Distributionally Robust Strategy Synthesis for Switched Stochastic Systems

We present a novel framework for formal control of uncertain discrete-time switched stochastic systems against probabilistic reach-avoid specifications, defined as the probability of reaching a goal region while being safe. In particular, we consider stochastic systems with additive noise, whose distribution lies in an ambiguity set of distributions that are $\varepsilon-$close to a nominal one according to the Wasserstein distance. For this class of systems, we derive control synthesis algorithms that are robust against all these distributions and maximize the probability of satisfying a reach-avoid specification.
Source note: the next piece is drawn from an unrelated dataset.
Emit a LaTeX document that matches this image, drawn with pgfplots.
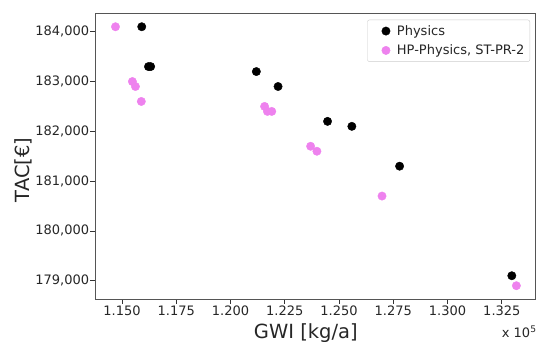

The framework we present first learns an abstraction of a switched stochastic system as a robust Markov decision process (robust MDP) by accounting for both the stochasticity of the system and the uncertainty in the noise distribution. Then, it synthesizes a strategy on the resulting robust MDP that maximizes the probability of satisfying the property and is robust to all uncertainty in the system. This strategy is then refined into a switching strategy for the original stochastic system. By exploiting tools from optimal transport and stochastic programming, we show that synthesizing such a strategy reduces to solving a set of linear programs, thus guaranteeing efficiency. We experimentally validate the efficacy of our framework on various case studies, including both linear and non-linear switched stochastic systems.